Exercise details:
Determine how many lines contain the string "full", then reply with that figure only.

Source records:
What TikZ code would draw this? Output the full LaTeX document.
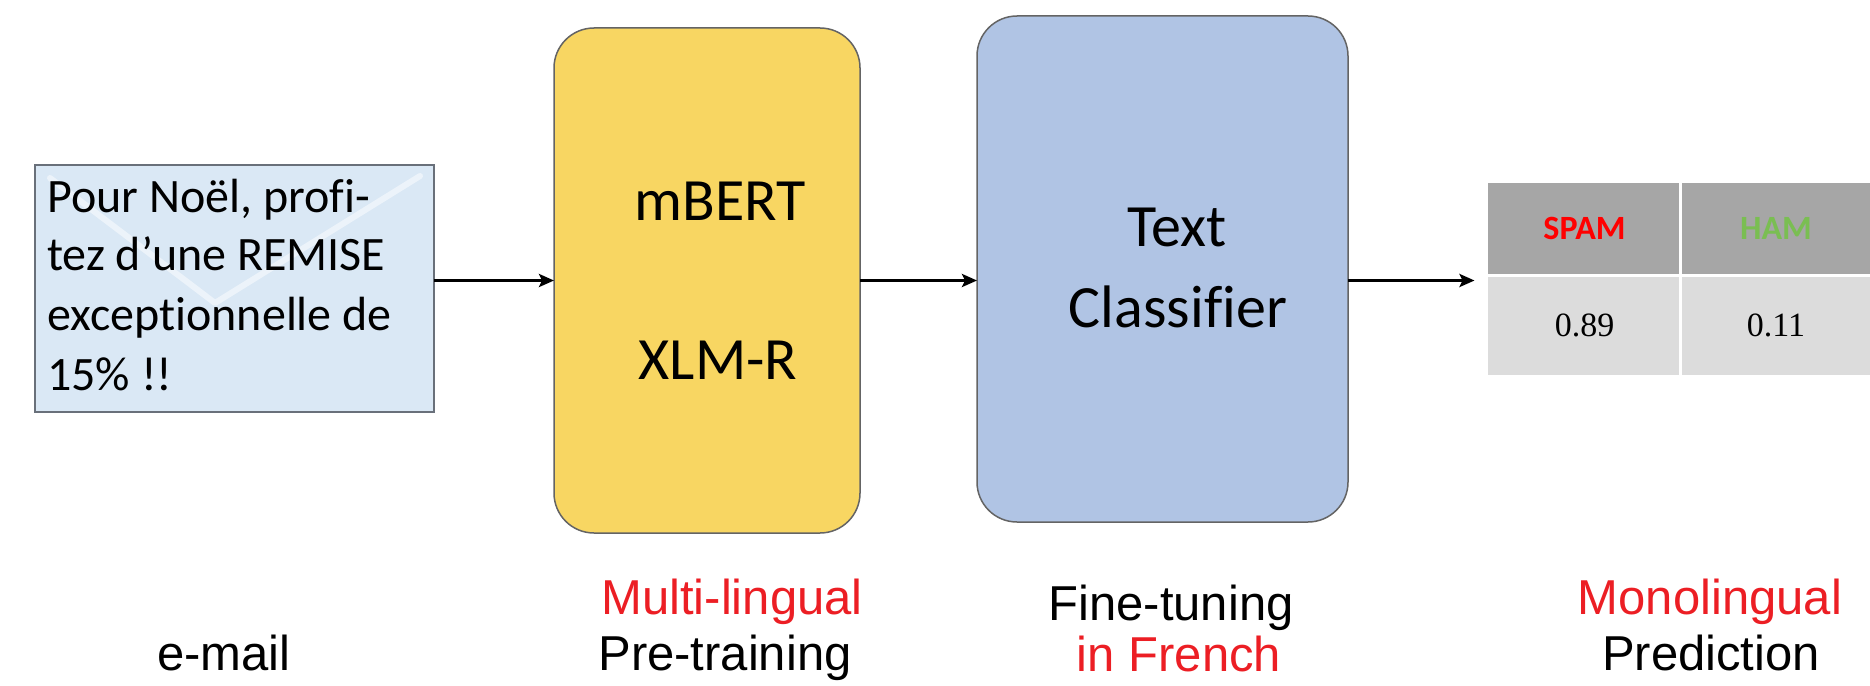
\documentclass[tikz,border=0pt]{standalone}
\usepackage{fontspec}
\setmainfont{Carlito}[Ligatures=NoCommon]
\newfontfamily\labfont{Liberation Sans}
\newfontfamily\numfont{Liberation Serif}
\usetikzlibrary{arrows.meta}
\definecolor{mailfill}{RGB}{218,232,245}
\definecolor{mailedge}{RGB}{105,112,122}
\definecolor{yelfill}{RGB}{248,214,98}
\definecolor{bluefill}{RGB}{176,196,228}
\definecolor{boxedge}{RGB}{100,100,100}
\definecolor{headgray}{RGB}{166,166,166}
\definecolor{bodygray}{RGB}{220,220,220}
\definecolor{labred}{RGB}{236,30,36}
\definecolor{hamgreen}{RGB}{122,190,82}
\begin{document}
\begin{tikzpicture}[x=1pt,y=-1pt,
  cell/.style={inner sep=0pt, outer sep=0pt, draw=white, line width=3pt},
  stage/.style={draw=boxedge, line width=1.5pt, rounded corners=40pt, inner sep=0pt, outer sep=0pt},
  arr/.style={line width=3.5pt, -{Stealth[length=15pt,width=13pt,inset=3pt]}},
  boxtxt/.style={font=\fontsize{60}{72}\selectfont, anchor=base, inner sep=0pt},
  mailtxt/.style={font=\fontsize{48}{59}\selectfont, anchor=base west, inner sep=0pt},
  lab/.style={font=\labfont\fontsize{49}{59}\selectfont, anchor=base, inner sep=0pt},
  headtxt/.style={font=\bfseries\fontsize{34}{40}\selectfont},
  numtxt/.style={font=\numfont\fontsize{34}{40}\selectfont}]
\useasboundingbox (0,0) rectangle (1870,685);
\fill[white] (0,0) rectangle (1870,685);

% e-mail box
\node[draw=mailedge, line width=2pt, fill=mailfill, inner sep=0pt, outer sep=0pt,
      minimum width=399pt, minimum height=247pt] (email) at (234.5,288.5) {};
\draw[white, opacity=0.5, line width=6pt, line cap=round, line join=round]
  (50,178) -- (215,303) -- (420,176);
\node[mailtxt] (m1) at (47,212) {Pour Noël, profi-};
\node[mailtxt] (m2) at (47,270) {tez d’une REMISE};
\node[mailtxt] (m3) at (47,330) {except\kern0pt ionnelle de};
\node[mailtxt] (m4) at (47,390) {15\% !!};

% stage boxes
\node[stage, fill=yelfill, minimum width=306pt, minimum height=505pt] (pre) at (707,280.5) {};
\node[boxtxt] (t1) at (720,220) {mBERT};
\node[boxtxt] (t2) at (718,379) {XLM-R};

\node[stage, fill=bluefill, minimum width=371pt, minimum height=506pt] (cls) at (1162.5,269) {};
\node[boxtxt] (t3) at (1177,246) {Text};
\node[boxtxt] (t4) at (1178,327) {Classifier};

% output table
\node[cell, fill=headgray, minimum width=196pt, minimum height=94pt, text=red, headtxt] (spamH) at (1584.5,228.5) {SPAM};
\node[cell, fill=headgray, minimum width=192pt, minimum height=94pt, text=hamgreen, headtxt] (hamH) at (1776,228.5) {HAM};
\node[cell, fill=bodygray, minimum width=196pt, minimum height=101pt, numtxt] (spamV) at (1584.5,325.5) {0.89};
\node[cell, fill=bodygray, minimum width=192pt, minimum height=101pt, numtxt] (hamV) at (1776,325.5) {0.11};

% connectors
\draw[arr] (email.east |- pre.west) -- (pre.west);
\draw[arr] (pre.east) -- (pre.east -| cls.west);
\draw[arr, shorten >=12pt] (cls.east |- pre.east) -- (pre.east -| spamH.west);

% bottom labels
\node[lab] (l0) at (224,670) {e-mail};
\node[lab, text=labred] (l1) at (732,614) {Multi-lingual};
\node[lab] (l2) at (725,670) {Pre-training};
\node[lab] (l3) at (1171,620) {Fine-tuning};
\node[lab, text=labred] (l4) at (1179,671) {in French};
\node[lab, text=labred] (l5) at (1710,614) {Monolingual};
\node[lab] (l6) at (1711,670) {Prediction};
\end{tikzpicture}
\end{document}
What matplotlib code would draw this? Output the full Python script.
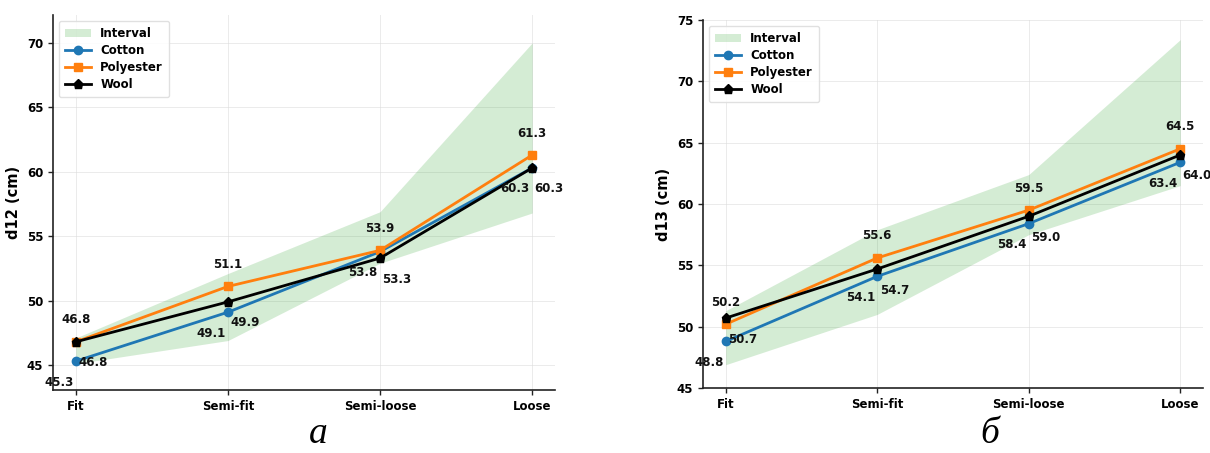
import matplotlib
matplotlib.use("Agg")
import matplotlib.pyplot as plt

# Fit categories on the x axis
categories = ["Fit", "Semi-fit", "Semi-loose", "Loose"]

# Panel a: d12 (cm)
d12_cotton = [45.3, 49.1, 53.8, 60.3]
d12_polyester = [46.8, 51.1, 53.9, 61.3]
d12_wool = [46.8, 49.9, 53.3, 60.3]
d12_lower = [45.1, 46.9, 52.9, 56.8]
d12_upper = [47.1, 52.1, 56.9, 70.0]
d12_ticks = [45, 50, 55, 60, 65, 70]

# Panel б: d13 (cm)
d13_cotton = [48.8, 54.1, 58.4, 63.4]
d13_polyester = [50.2, 55.6, 59.5, 64.5]
d13_wool = [50.7, 54.7, 59.0, 64.0]
d13_lower = [46.9, 51.0, 57.5, 61.5]
d13_upper = [51.3, 57.9, 62.4, 73.4]
d13_ticks = [45, 50, 55, 60, 65, 70, 75]

BLUE = "#1f77b4"
ORANGE = "#ff7f0e"
BLACK = "#000000"

fig = plt.figure(figsize=(12.1, 4.53), dpi=100)
ax_a = fig.add_axes([53 / 1210, 63 / 453, 502 / 1210, 375 / 453])
ax_b = fig.add_axes([703 / 1210, 65 / 453, 500 / 1210, 368 / 453])


def draw_panel(ax, lower, upper, cotton, polyester, wool, ylabel, ylim, yticks):
    x = list(range(len(categories)))
    ax.fill_between(x, lower, upper, color="#2ca02c", alpha=0.2,
                    linewidth=0, label="Interval")
    ax.plot(x, cotton, color=BLUE, marker="o", markersize=6,
            linewidth=2, label="Cotton")
    ax.plot(x, polyester, color=ORANGE, marker="s", markersize=6,
            linewidth=2, label="Polyester")
    ax.plot(x, wool, color=BLACK, marker="p", markersize=6.5,
            linewidth=2, label="Wool")

    text_kw = dict(textcoords="offset pixels", ha="center", va="center",
                   fontsize=8.5, fontweight="bold", color="#111111")
    for xi, v in zip(x, polyester):
        ax.annotate(f"{v:.1f}", (xi, v), xytext=(0, 22), **text_kw)
    for xi, v in zip(x, cotton):
        ax.annotate(f"{v:.1f}", (xi, v), xytext=(-17, -21), **text_kw)
    for xi, v in zip(x, wool):
        ax.annotate(f"{v:.1f}", (xi, v), xytext=(17, -21), **text_kw)

    ax.set_xlim(-0.15, 3.15)
    ax.set_ylim(*ylim)
    ax.set_xticks(x)
    ax.set_xticklabels(categories)
    ax.set_yticks(yticks)
    ax.set_ylabel(ylabel, fontsize=10.5, fontweight="bold")
    for lbl in ax.get_xticklabels() + ax.get_yticklabels():
        lbl.set_fontweight("bold")
        lbl.set_fontsize(8.5)
    ax.grid(True, color="#dddddd", linewidth=0.7, alpha=0.6)
    ax.set_axisbelow(True)
    for side in ("top", "right"):
        ax.spines[side].set_visible(False)
    for side in ("left", "bottom"):
        ax.spines[side].set_linewidth(1.2)
        ax.spines[side].set_color("#222222")
    ax.tick_params(length=3.5, width=1, color="#222222")
    ax.legend(loc="upper left", prop={"weight": "bold", "size": 8.5},
              frameon=True, edgecolor="#dddddd", framealpha=0.9,
              handlelength=2.2, borderpad=0.5, labelspacing=0.35)


draw_panel(ax_a, d12_lower, d12_upper, d12_cotton, d12_polyester, d12_wool,
           "d12 (cm)", (43.06, 72.17), d12_ticks)
draw_panel(ax_b, d13_lower, d13_upper, d13_cotton, d13_polyester, d13_wool,
           "d13 (cm)", (45, 75), d13_ticks)

serif = dict(fontfamily="Liberation Serif", fontstyle="italic", fontsize=27,
             ha="center", va="bottom")
fig.text(318 / 1210, 2 / 453, "а", **serif)
fig.text(990 / 1210, 2 / 453, "б", **serif)

fig.savefig("out.png", dpi=100)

Response to this exercise:
2